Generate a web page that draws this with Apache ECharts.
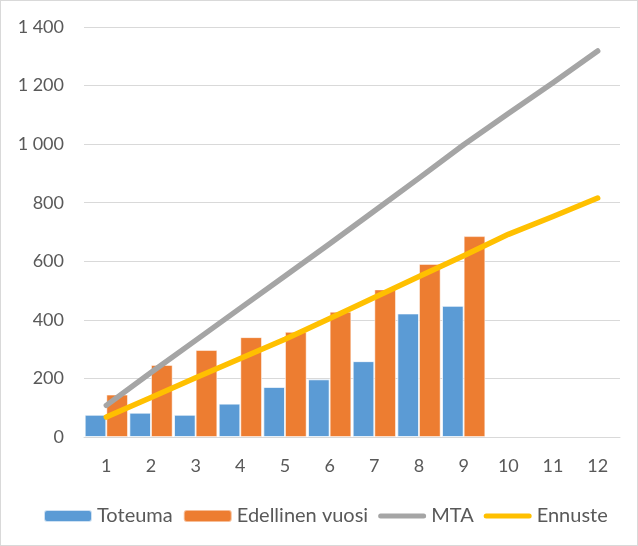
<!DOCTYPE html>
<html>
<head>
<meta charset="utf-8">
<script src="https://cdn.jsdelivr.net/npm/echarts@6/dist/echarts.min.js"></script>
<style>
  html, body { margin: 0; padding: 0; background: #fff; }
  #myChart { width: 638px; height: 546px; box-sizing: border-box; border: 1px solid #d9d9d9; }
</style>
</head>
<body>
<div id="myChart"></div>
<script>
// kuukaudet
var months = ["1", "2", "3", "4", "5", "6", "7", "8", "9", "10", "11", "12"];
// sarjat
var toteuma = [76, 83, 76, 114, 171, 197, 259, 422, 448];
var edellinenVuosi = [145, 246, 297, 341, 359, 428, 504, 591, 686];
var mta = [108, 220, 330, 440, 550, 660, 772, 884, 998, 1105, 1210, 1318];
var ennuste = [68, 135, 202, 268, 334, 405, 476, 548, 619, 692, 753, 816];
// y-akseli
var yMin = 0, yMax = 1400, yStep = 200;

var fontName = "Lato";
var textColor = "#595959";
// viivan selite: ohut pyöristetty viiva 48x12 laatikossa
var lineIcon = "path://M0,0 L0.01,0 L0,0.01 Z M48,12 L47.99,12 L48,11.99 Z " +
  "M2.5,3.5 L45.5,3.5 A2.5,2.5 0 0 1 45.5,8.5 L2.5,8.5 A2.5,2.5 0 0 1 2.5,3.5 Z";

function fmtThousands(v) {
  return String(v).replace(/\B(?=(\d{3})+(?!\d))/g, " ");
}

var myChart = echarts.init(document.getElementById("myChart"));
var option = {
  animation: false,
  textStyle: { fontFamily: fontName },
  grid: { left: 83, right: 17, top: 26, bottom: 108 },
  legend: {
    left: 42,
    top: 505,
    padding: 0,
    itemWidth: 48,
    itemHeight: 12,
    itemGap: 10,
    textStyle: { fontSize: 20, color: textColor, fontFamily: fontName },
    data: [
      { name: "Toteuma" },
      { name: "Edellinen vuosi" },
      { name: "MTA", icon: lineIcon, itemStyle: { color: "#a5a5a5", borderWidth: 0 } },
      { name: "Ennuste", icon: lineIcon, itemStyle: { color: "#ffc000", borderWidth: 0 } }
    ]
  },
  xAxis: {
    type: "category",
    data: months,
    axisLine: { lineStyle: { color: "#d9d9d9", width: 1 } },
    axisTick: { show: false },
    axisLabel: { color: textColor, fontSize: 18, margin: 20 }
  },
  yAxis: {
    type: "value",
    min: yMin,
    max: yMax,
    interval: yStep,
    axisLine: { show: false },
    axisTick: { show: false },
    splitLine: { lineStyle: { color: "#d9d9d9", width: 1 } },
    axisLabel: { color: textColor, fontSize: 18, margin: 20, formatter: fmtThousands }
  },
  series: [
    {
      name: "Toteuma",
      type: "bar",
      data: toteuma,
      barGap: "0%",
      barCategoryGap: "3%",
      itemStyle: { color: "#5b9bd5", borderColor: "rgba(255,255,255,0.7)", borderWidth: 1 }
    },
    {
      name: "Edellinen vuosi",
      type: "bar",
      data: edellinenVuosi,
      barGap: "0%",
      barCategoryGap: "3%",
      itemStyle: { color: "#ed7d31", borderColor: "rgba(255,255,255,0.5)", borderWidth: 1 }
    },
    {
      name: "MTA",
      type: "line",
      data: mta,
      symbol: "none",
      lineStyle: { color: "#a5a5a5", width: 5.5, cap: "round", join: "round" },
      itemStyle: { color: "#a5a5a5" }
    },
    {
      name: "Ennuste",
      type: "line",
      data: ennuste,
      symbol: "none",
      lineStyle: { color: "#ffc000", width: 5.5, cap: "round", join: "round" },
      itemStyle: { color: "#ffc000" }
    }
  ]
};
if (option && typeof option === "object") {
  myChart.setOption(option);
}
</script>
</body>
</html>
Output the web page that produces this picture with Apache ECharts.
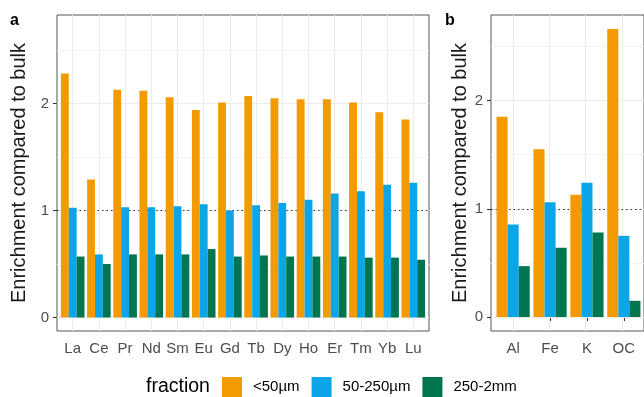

### EXERCISE DIRECTIONS
Without the pictures, repeat all the records word for word.

### FULL OUTPUT
Generate a web page that draws this with Apache ECharts.
<!DOCTYPE html>
<html>
<head>
<meta charset="utf-8">
<script src="https://cdn.jsdelivr.net/npm/echarts@6/dist/echarts.min.js"></script>
<style>
  html, body { margin: 0; padding: 0; background: #fff; }
  #myChart { width: 638px; height: 546px; box-sizing: border-box; border: 1px solid #d9d9d9; }
</style>
</head>
<body>
<div id="myChart"></div>
<script>
// kuukaudet
var months = ["1", "2", "3", "4", "5", "6", "7", "8", "9", "10", "11", "12"];
// sarjat
var toteuma = [76, 83, 76, 114, 171, 197, 259, 422, 448];
var edellinenVuosi = [145, 246, 297, 341, 359, 428, 504, 591, 686];
var mta = [108, 220, 330, 440, 550, 660, 772, 884, 998, 1105, 1210, 1318];
var ennuste = [68, 135, 202, 268, 334, 405, 476, 548, 619, 692, 753, 816];
// y-akseli
var yMin = 0, yMax = 1400, yStep = 200;

var fontName = "Lato";
var textColor = "#595959";
// viivan selite: ohut pyöristetty viiva 48x12 laatikossa
var lineIcon = "path://M0,0 L0.01,0 L0,0.01 Z M48,12 L47.99,12 L48,11.99 Z " +
  "M2.5,3.5 L45.5,3.5 A2.5,2.5 0 0 1 45.5,8.5 L2.5,8.5 A2.5,2.5 0 0 1 2.5,3.5 Z";

function fmtThousands(v) {
  return String(v).replace(/\B(?=(\d{3})+(?!\d))/g, " ");
}

var myChart = echarts.init(document.getElementById("myChart"));
var option = {
  animation: false,
  textStyle: { fontFamily: fontName },
  grid: { left: 83, right: 17, top: 26, bottom: 108 },
  legend: {
    left: 42,
    top: 505,
    padding: 0,
    itemWidth: 48,
    itemHeight: 12,
    itemGap: 10,
    textStyle: { fontSize: 20, color: textColor, fontFamily: fontName },
    data: [
      { name: "Toteuma" },
      { name: "Edellinen vuosi" },
      { name: "MTA", icon: lineIcon, itemStyle: { color: "#a5a5a5", borderWidth: 0 } },
      { name: "Ennuste", icon: lineIcon, itemStyle: { color: "#ffc000", borderWidth: 0 } }
    ]
  },
  xAxis: {
    type: "category",
    data: months,
    axisLine: { lineStyle: { color: "#d9d9d9", width: 1 } },
    axisTick: { show: false },
    axisLabel: { color: textColor, fontSize: 18, margin: 20 }
  },
  yAxis: {
    type: "value",
    min: yMin,
    max: yMax,
    interval: yStep,
    axisLine: { show: false },
    axisTick: { show: false },
    splitLine: { lineStyle: { color: "#d9d9d9", width: 1 } },
    axisLabel: { color: textColor, fontSize: 18, margin: 20, formatter: fmtThousands }
  },
  series: [
    {
      name: "Toteuma",
      type: "bar",
      data: toteuma,
      barGap: "0%",
      barCategoryGap: "3%",
      itemStyle: { color: "#5b9bd5", borderColor: "rgba(255,255,255,0.7)", borderWidth: 1 }
    },
    {
      name: "Edellinen vuosi",
      type: "bar",
      data: edellinenVuosi,
      barGap: "0%",
      barCategoryGap: "3%",
      itemStyle: { color: "#ed7d31", borderColor: "rgba(255,255,255,0.5)", borderWidth: 1 }
    },
    {
      name: "MTA",
      type: "line",
      data: mta,
      symbol: "none",
      lineStyle: { color: "#a5a5a5", width: 5.5, cap: "round", join: "round" },
      itemStyle: { color: "#a5a5a5" }
    },
    {
      name: "Ennuste",
      type: "line",
      data: ennuste,
      symbol: "none",
      lineStyle: { color: "#ffc000", width: 5.5, cap: "round", join: "round" },
      itemStyle: { color: "#ffc000" }
    }
  ]
};
if (option && typeof option === "object") {
  myChart.setOption(option);
}
</script>
</body>
</html>
Output the web page that produces this picture with Apache ECharts.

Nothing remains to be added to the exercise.